## Begin Records for this exercise

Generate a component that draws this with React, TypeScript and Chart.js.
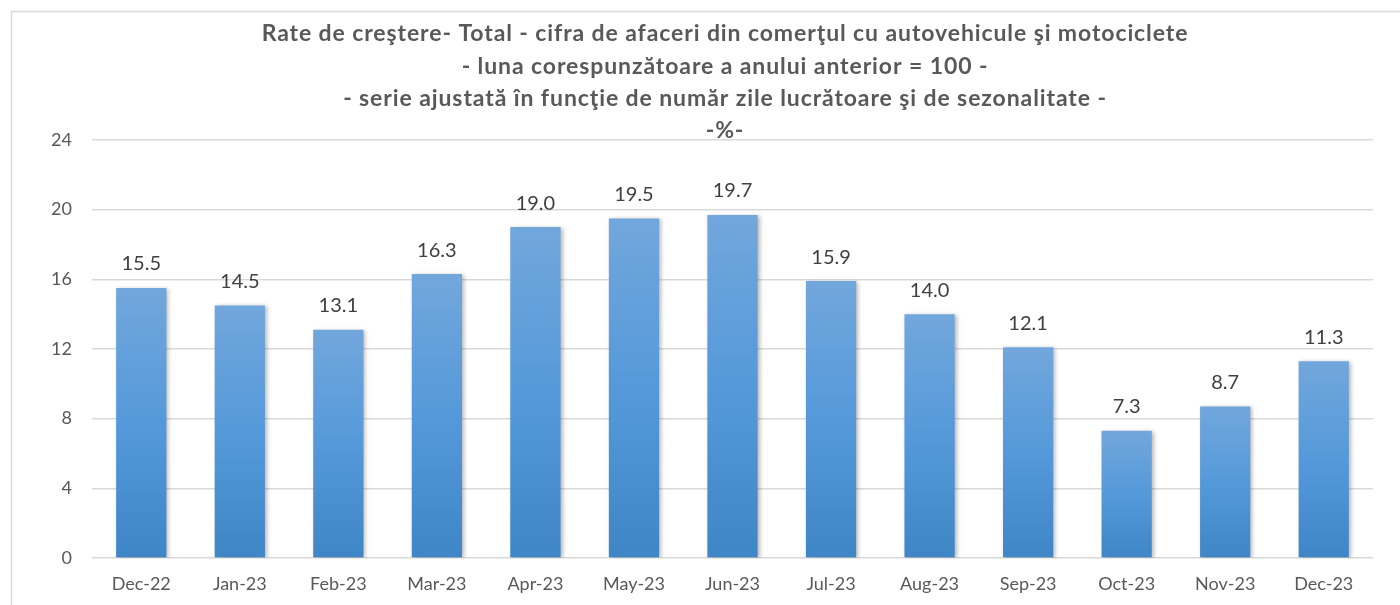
import React, { useEffect, useRef } from "react";
import { Chart, registerables } from "chart.js";

Chart.register(...registerables);

const categories = ["Dec-22", "Jan-23", "Feb-23", "Mar-23", "Apr-23", "May-23", "Jun-23", "Jul-23", "Aug-23", "Sep-23", "Oct-23", "Nov-23", "Dec-23"];
const values = [15.5, 14.5, 13.1, 16.3, 19.0, 19.5, 19.7, 15.9, 14.0, 12.1, 7.3, 8.7, 11.3];
const titleLines = [
  "Rate de creştere- Total - cifra de afaceri din comerţul cu autovehicule şi motociclete",
  "- luna corespunzătoare a anului anterior = 100 -",
  "- serie ajustată în funcţie de număr zile lucrătoare şi de sezonalitate -",
  "-%-",
];
const yMin = 0;
const yMax = 24;
const yStep = 4;

const FONT = "Lato, 'Open Sans', sans-serif";

export default function App() {
  const ref = useRef<HTMLCanvasElement | null>(null);
  useEffect(() => {
    if (!ref.current) return;
    const framePlugin = {
      id: "frame",
      beforeDraw(chart: any) {
        const ctx = chart.ctx;
        ctx.save();
        ctx.fillStyle = "#ffffff";
        ctx.fillRect(0, 0, chart.width, chart.height);
        ctx.strokeStyle = "#d9d9d9";
        ctx.lineWidth = 1.5;
        ctx.beginPath();
        ctx.moveTo(11.5, chart.height + 5);
        ctx.lineTo(11.5, 11.5);
        ctx.lineTo(chart.width + 5, 11.5);
        ctx.stroke();
        ctx.restore();
      },
    };
    const titlePlugin = {
      id: "titleText",
      afterDraw(chart: any) {
        const ctx = chart.ctx;
        ctx.save();
        ctx.fillStyle = "#595959";
        ctx.textAlign = "center";
        ctx.textBaseline = "middle";
        ctx.font = `bold 23px ${FONT}`;
        try { (ctx as any).letterSpacing = "0.9px"; } catch (e) {}
        const cx = 725;
        titleLines.forEach((t, i) => {
          ctx.fillText(t, cx, 34 + i * 32.3);
        });
        ctx.restore();
      },
    };
    const shadowPlugin = {
      id: "barShadow",
      beforeDatasetDraw(chart: any) {
        const ctx = chart.ctx;
        ctx.save();
        ctx.shadowColor = "rgba(0,0,0,0.28)";
        ctx.shadowBlur = 4;
        ctx.shadowOffsetX = 2;
        ctx.shadowOffsetY = 1;
      },
      afterDatasetDraw(chart: any) {
        chart.ctx.restore();
      },
    };
    const labelPlugin = {
      id: "dataLabels",
      afterDatasetsDraw(chart: any) {
        const ctx = chart.ctx;
        const meta = chart.getDatasetMeta(0);
        ctx.save();
        ctx.fillStyle = "#404040";
        ctx.textAlign = "center";
        ctx.textBaseline = "bottom";
        ctx.font = `20px ${FONT}`;
        meta.data.forEach((bar: any, i: number) => {
          ctx.fillText(values[i].toFixed(1), bar.x, bar.y - 14);
        });
        ctx.restore();
      },
    };
    const chart = new Chart(ref.current, {
      type: "bar",
      data: {
        labels: categories,
        datasets: [
          {
            data: values,
            backgroundColor: (c: any) => {
              const ch = c.chart;
              const ys = ch.scales && ch.scales.y;
              if (!ys || c.dataIndex === undefined) return "#5b9bd5";
              const top = ys.getPixelForValue(values[c.dataIndex]);
              const bottom = ys.getPixelForValue(0);
              if (!isFinite(top) || !isFinite(bottom) || top === bottom) return "#5b9bd5";
              const g = ch.ctx.createLinearGradient(0, top, 0, bottom);
              g.addColorStop(0, "#72a7dc");
              g.addColorStop(0.5, "#5599da");
              g.addColorStop(1, "#3f86c6");
              return g;
            },
            borderWidth: 0,
            barPercentage: 0.51,
            categoryPercentage: 1,
          },
        ],
      },
      options: {
        animation: false,
        responsive: false,
        maintainAspectRatio: false,
        layout: { padding: { left: 11, right: 27, top: 140, bottom: 7 } },
        plugins: { legend: { display: false }, title: { display: false }, tooltip: { enabled: false } },
        scales: {
          x: {
            grid: { display: false },
            border: { display: false },
            ticks: { color: "#595959", font: { family: FONT, size: 18 }, padding: 7, maxRotation: 0 },
            afterFit(s: any) { s.height = 40; },
          },
          y: {
            min: yMin,
            max: yMax,
            grid: { color: "#d9d9d9", lineWidth: 1.5, drawTicks: false },
            border: { display: false },
            ticks: { stepSize: yStep, color: "#595959", font: { family: FONT, size: 18 }, padding: 20 },
            afterFit(s: any) { s.width = 81; },
          },
        },
      },
      plugins: [framePlugin, shadowPlugin, labelPlugin, titlePlugin],
    });
    return () => chart.destroy();
  }, []);
  return (
    <div style={{ position: "absolute", left: 0, top: 0, width: 1400, height: 605, background: "#fff" }}>
      <canvas ref={ref} width={1400} height={605} style={{ display: "block", width: 1400, height: 605 }} />
    </div>
  );
}
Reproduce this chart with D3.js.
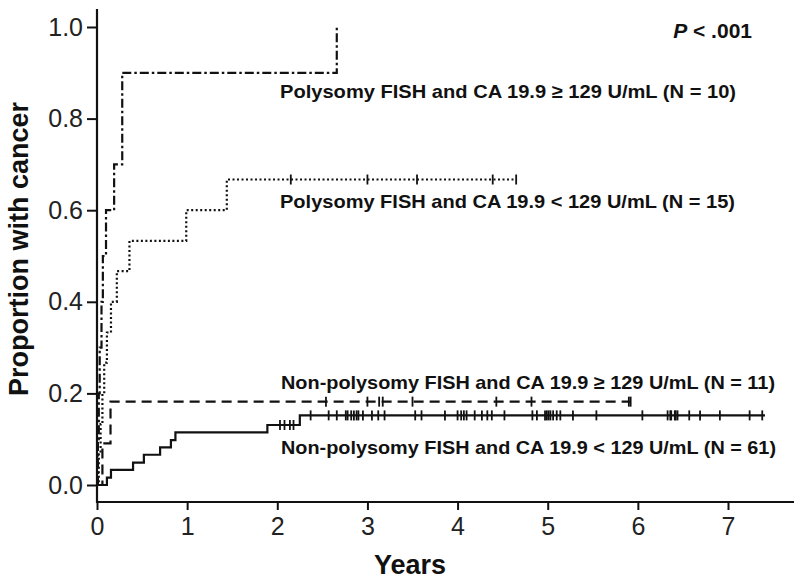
<!DOCTYPE html>
<html>
<head>
<meta charset="utf-8">
<script src="https://cdn.jsdelivr.net/npm/d3@7"></script>
<style>
  body { margin: 0; background: #fff; }
  svg { font-family: "Liberation Sans", Arial, Helvetica, sans-serif; }
</style>
</head>
<body>
<svg id="chart" width="800" height="580"></svg>
<script>
// axis ticks
var yearTicks = [0, 1, 2, 3, 4, 5, 6, 7];
var proportionTicks = [0, 0.2, 0.4, 0.6, 0.8, 1.0];

// Polysomy FISH, CA 19.9 >= 129 (N = 10)
var polyHighTimes = [0.01, 0.02, 0.03, 0.05, 0.065, 0.10, 0.19, 0.28, 0.28, 2.66];
var polyHighLevels = [0.1, 0.2, 0.3, 0.4, 0.5, 0.6, 0.7, 0.8, 0.9, 1.0];
var polyHighCensor = [];
var polyHighEnd = 2.66;

// Polysomy FISH, CA 19.9 < 129 (N = 15)
var polyLowTimes = [0.02, 0.04, 0.06, 0.08, 0.11, 0.155, 0.22, 0.36, 0.99, 1.44];
var polyLowLevels = [0.067, 0.133, 0.2, 0.267, 0.333, 0.4, 0.467, 0.533, 0.6, 0.667];
var polyLowCensor = [2.15, 3.0, 3.55, 4.39, 4.65];
var polyLowEnd = 4.65;

// Non-polysomy FISH, CA 19.9 >= 129 (N = 11)
var nonHighTimes = [0.06, 0.15];
var nonHighLevels = [0.091, 0.182];
var nonHighCensor = [2.54, 3.0, 3.13, 3.17, 3.5, 4.43, 4.82, 5.9, 5.92];
var nonHighEnd = 5.92;

// Non-polysomy FISH, CA 19.9 < 129 (N = 61)
var nonLowTimes = [0.11, 0.155, 0.40, 0.52, 0.70, 0.82, 0.87, 1.89, 2.25];
var nonLowLevels = [0.016, 0.033, 0.049, 0.066, 0.082, 0.098, 0.115, 0.131, 0.152];
var nonLowCensor = [2.03, 2.08, 2.14, 2.18,
  2.37, 2.57, 2.66, 2.76, 2.78, 2.82, 2.85, 2.88, 2.90, 2.95, 3.05, 3.12, 3.19,
  3.53, 3.60, 3.86, 4.00, 4.04, 4.07, 4.10, 4.19, 4.27, 4.33, 4.38, 4.52,
  4.83, 4.88, 4.97, 4.99, 5.01, 5.03, 5.06, 5.10, 5.14, 5.28, 5.54,
  6.05, 6.33, 6.36, 6.37, 6.41, 6.42, 6.44, 6.57, 6.69, 6.91, 7.24, 7.38];
var nonLowEnd = 7.41;

var seriesLabels = [
  'Polysomy FISH and CA 19.9 \u2265 129 U/mL (N = 10)',
  'Polysomy FISH and CA 19.9 < 129 U/mL (N = 15)',
  'Non-polysomy FISH and CA 19.9 \u2265 129 U/mL (N = 11)',
  'Non-polysomy FISH and CA 19.9 < 129 U/mL (N = 61)'
];

var svg = d3.select('#chart');

var x = d3.scaleLinear().domain([0, 7]).range([97, 728]);
var y = d3.scaleLinear().domain([0, 1]).range([485, 27]);

var axisLeftX = 97, axisBottomY = 502;

// axis lines
svg.append('line')
  .attr('x1', axisLeftX).attr('x2', axisLeftX)
  .attr('y1', 9).attr('y2', axisBottomY + 1)
  .attr('stroke', '#111').attr('stroke-width', 2.2);
svg.append('line')
  .attr('x1', axisLeftX - 1).attr('x2', 794)
  .attr('y1', axisBottomY).attr('y2', axisBottomY)
  .attr('stroke', '#111').attr('stroke-width', 2.2);

var yAxis = svg.append('g')
  .attr('transform', 'translate(' + axisLeftX + ',0)')
  .call(d3.axisLeft(y).tickValues(proportionTicks).tickFormat(d3.format('.1f'))
    .tickSize(10).tickPadding(4));
yAxis.select('.domain').remove();
yAxis.selectAll('line').attr('stroke', '#111').attr('stroke-width', 2);
yAxis.selectAll('text').attr('font-size', 25).attr('fill', '#222');

var xAxis = svg.append('g')
  .attr('transform', 'translate(0,' + axisBottomY + ')')
  .call(d3.axisBottom(x).tickValues(yearTicks).tickFormat(d3.format('d'))
    .tickSize(8).tickPadding(7));
xAxis.select('.domain').remove();
xAxis.selectAll('line').attr('stroke', '#111').attr('stroke-width', 2);
xAxis.selectAll('text').attr('font-size', 25).attr('fill', '#222');

// axis titles
svg.append('text')
  .attr('transform', 'translate(28,249) rotate(-90)')
  .attr('text-anchor', 'middle')
  .attr('font-size', 27).attr('font-weight', 'bold').attr('fill', '#111')
  .text('Proportion with cancer');
svg.append('text')
  .attr('x', 410).attr('y', 574)
  .attr('text-anchor', 'middle')
  .attr('font-size', 27).attr('font-weight', 'bold').attr('fill', '#111')
  .text('Years');

var pText = svg.append('text')
  .attr('x', 752).attr('y', 38)
  .attr('text-anchor', 'end')
  .attr('font-size', 21).attr('font-weight', 'bold').attr('fill', '#111');
pText.append('tspan').attr('font-style', 'italic').text('P');
pText.append('tspan').text(' < .001');

// km curves
var stepLine = d3.line()
  .x(function(d) { return x(d[0]); })
  .y(function(d) { return y(d[1]); })
  .curve(d3.curveStepAfter);

function levelAt(times, levels, t) {
  var lv = 0;
  for (var i = 0; i < times.length; i++) {
    if (times[i] <= t) lv = levels[i];
  }
  return lv;
}

function drawCurve(times, levels, censor, end, dash) {
  var pts = [[0, 0]];
  for (var i = 0; i < times.length; i++) pts.push([times[i], levels[i]]);
  if (end > times[times.length - 1]) pts.push([end, levels[levels.length - 1]]);

  svg.append('path')
    .attr('d', stepLine(pts))
    .attr('fill', 'none')
    .attr('stroke', '#111')
    .attr('stroke-width', 2.2)
    .attr('stroke-dasharray', dash);

  svg.selectAll(null)
    .data(censor)
    .enter().append('line')
    .attr('x1', function(d) { return x(d); })
    .attr('x2', function(d) { return x(d); })
    .attr('y1', function(d) { return y(levelAt(times, levels, d)) - 5; })
    .attr('y2', function(d) { return y(levelAt(times, levels, d)) + 5; })
    .attr('stroke', '#111')
    .attr('stroke-width', 1.8);
}

drawCurve(nonLowTimes, nonLowLevels, nonLowCensor, nonLowEnd, null);
drawCurve(nonHighTimes, nonHighLevels, nonHighCensor, nonHighEnd, '10,6');
drawCurve(polyLowTimes, polyLowLevels, polyLowCensor, polyLowEnd, '2,2.5');
drawCurve(polyHighTimes, polyHighLevels, polyHighCensor, polyHighEnd, '9,3,2.5,3');

// series labels
var labelPos = [[280, 98, 456], [280, 208, 455], [281, 389, 494], [281, 454, 495]];
seriesLabels.forEach(function(s, i) {
  svg.append('text')
    .attr('x', labelPos[i][0]).attr('y', labelPos[i][1])
    .attr('font-size', 19).attr('font-weight', 'bold').attr('fill', '#111')
    .attr('textLength', labelPos[i][2]).attr('lengthAdjust', 'spacingAndGlyphs')
    .text(s);
});
</script>
</body>
</html>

## End Records for this exercise

Only the lines from the start of the material through the line containing "Chart.register(...registerables);" should be transcribed. Pictures stay out.

* [Written reply]
Generate a component that draws this with React, TypeScript and Chart.js.
import React, { useEffect, useRef } from "react";
import { Chart, registerables } from "chart.js";

Chart.register(...registerables);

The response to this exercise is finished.